Z Danutą Waniek rozmawia Magdalena Rigamonti
Nie było pani na Strajku Kobiet.
Powód prozaiczny, bolesny problem z kolanem.
Można było poprzeć, mówić, pisać, niekoniecznie chodzić. Przecież jest pani lewaczką z PZPR-owską przeszłością.
Reklama
Widziałam, co się na ulicach dzieje. Bałam się reakcji policji, czy przypadkiem nie dostanę się w jakiś kocioł.
Pani minister...
Muszę powiedzieć, że był również inny powód.
Czuję, że był inny.
Wiem, że kobiety w różnym wieku protestowały przeciwko orzeczeniu Trybunału Konstytucyjnego. Myśmy przecież swego czasu z Barbarą Labudą i innymi koleżankami, m.in. z Izą Sierakowską, zaangażowały się w walkę o złagodzenie prawa antyaborcyjnego...
To był początek lat 90.
Zaangażowałyśmy się całym sercem i duszą. Dla nas było to oczywiste. Organizowałyśmy komitety referendalne, które zostały zlekceważone przez ówczesnych rządzących. Wydaje mi się, że również nasi koledzy klubowi nie bardzo rozumieli, o co nam chodzi.

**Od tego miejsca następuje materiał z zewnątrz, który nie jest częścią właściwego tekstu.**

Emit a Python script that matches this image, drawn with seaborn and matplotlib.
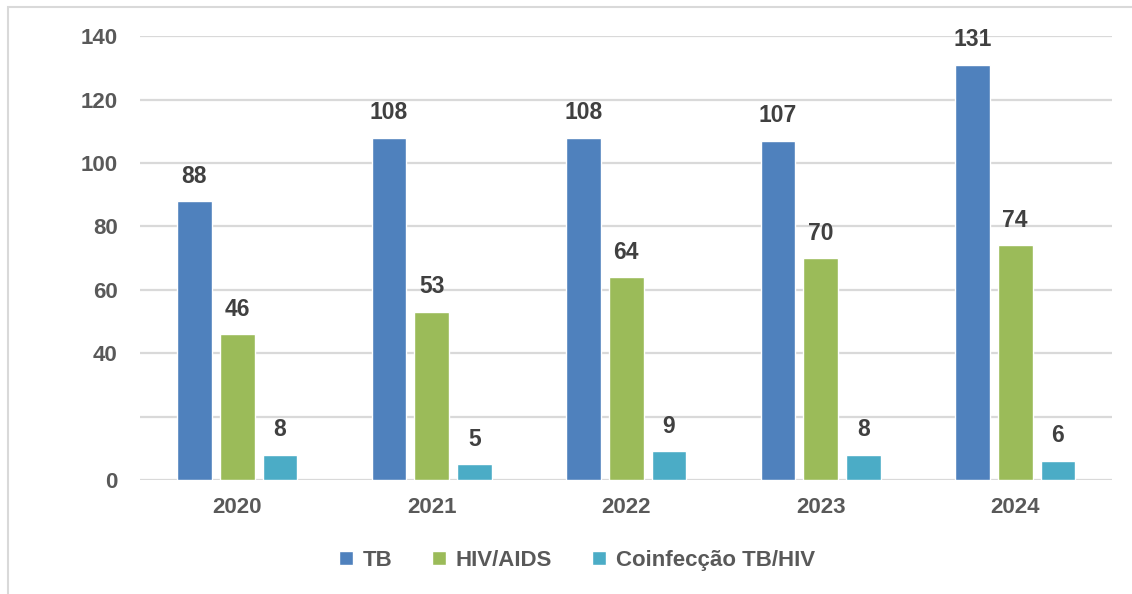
import matplotlib
matplotlib.use("Agg")
import matplotlib.pyplot as plt
import pandas as pd
import seaborn as sns
from matplotlib.patches import Rectangle

YEARS = ["2020", "2021", "2022", "2023", "2024"]
SERIES = ["TB", "HIV/AIDS", "Coinfecção TB/HIV"]
TB = [88, 108, 108, 107, 131]
HIV = [46, 53, 64, 70, 74]
COINF = [8, 5, 9, 8, 6]
COLORS = ["#4F81BD", "#9BBB59", "#4BACC6"]
YTICKS = [0, 20, 40, 60, 80, 100, 120, 140]
YTICK_LABELS = ["0", "", "40", "60", "80", "100", "120", "140"]

sns.set_style("white")
plt.rcParams["font.family"] = ["Liberation Sans", "DejaVu Sans"]
plt.rcParams["font.weight"] = "bold"

df = pd.DataFrame({
    "ano": YEARS * 3,
    "serie": [s for s in SERIES for _ in YEARS],
    "casos": TB + HIV + COINF,
})

fig = plt.figure(figsize=(11.32, 5.94), dpi=100)
ax = fig.add_axes([0.1237, 0.192, 0.859, 0.747])

sns.barplot(data=df, x="ano", y="casos", hue="serie", palette=COLORS,
            width=0.66, gap=0.19, ax=ax, legend=True, saturation=1)

ax.set_ylim(0, 140)
ax.set_yticks(YTICKS)
ax.set_yticklabels(YTICK_LABELS)
ax.yaxis.grid(True, color="#D9D9D9", linewidth=1.6)
ax.set_axisbelow(True)
for s in ax.spines.values():
    s.set_visible(False)
ax.tick_params(axis="y", length=0, pad=16, labelsize=16, labelcolor="#595959")
ax.tick_params(axis="x", length=0, pad=12, labelsize=16, labelcolor="#595959")
ax.set_xlabel("")
ax.set_ylabel("")

for cont in ax.containers:
    for bar in cont:
        h = bar.get_height()
        ax.annotate(f"{h:.0f}", (bar.get_x() + bar.get_width() / 2, h),
                    xytext=(0, 18), textcoords="offset points",
                    ha="center", va="center", fontsize=16.5,
                    fontweight="bold", color="#404040")

handles, labels = ax.get_legend_handles_labels()
ax.legend_.remove()
fig.legend(handles, labels, loc="center", bbox_to_anchor=(577 / 1132, 0.057),
           ncol=3, frameon=False, fontsize=16, handlelength=0.6,
           handleheight=0.6, handletextpad=0.45, columnspacing=1.8,
           labelcolor="#595959")

# moldura externa do gráfico (só esquerda e topo aparecem)
fig.patches.append(Rectangle((8 / 1132, -0.05), 1.2, 1.05 - 7 / 594,
                             transform=fig.transFigure, fill=False,
                             edgecolor="#D9D9D9", linewidth=1.5))

fig.savefig("out.png", dpi=100, facecolor="white")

Mam wrażenie, że uważali, iż sprawa aborcji dotyczy tylko kobiet i to kobiety powinny się tym problemem zajmować. Również w sensie politycznym.
Leszek Miller, Włodzimierz Cimoszewicz, Aleksander Kwaśniewski, Józef Oleksy i wielu innych - to byli wówczas pani koledzy. I nie obchodziło ich to, bo to tzw. babskie sprawy?
Niby obchodziło, ale po ich stronie nie było widać specjalnego zaangażowania. Nie pojawiali się np. na spotkaniach ruchu referendalnego. Tylko Zbigniew Bujak umiał odnaleźć się w tej sytuacji i nawet stanął na czele tego ruchu.
Robiła pani awantury, mówiła: chłopaki, panowie, jak tak możecie, dlaczego nie mamy waszego wsparcia?
Dyskusje wewnątrz klubu były, ale oni nie dawali twarzy tej sprawie. Wydaje się, że dzisiejsze pokolenie widzi to już inaczej. Wówczas być może moi koledzy politycy nie doceniali niebezpieczeństwa, jakie szło za tymi zmianami.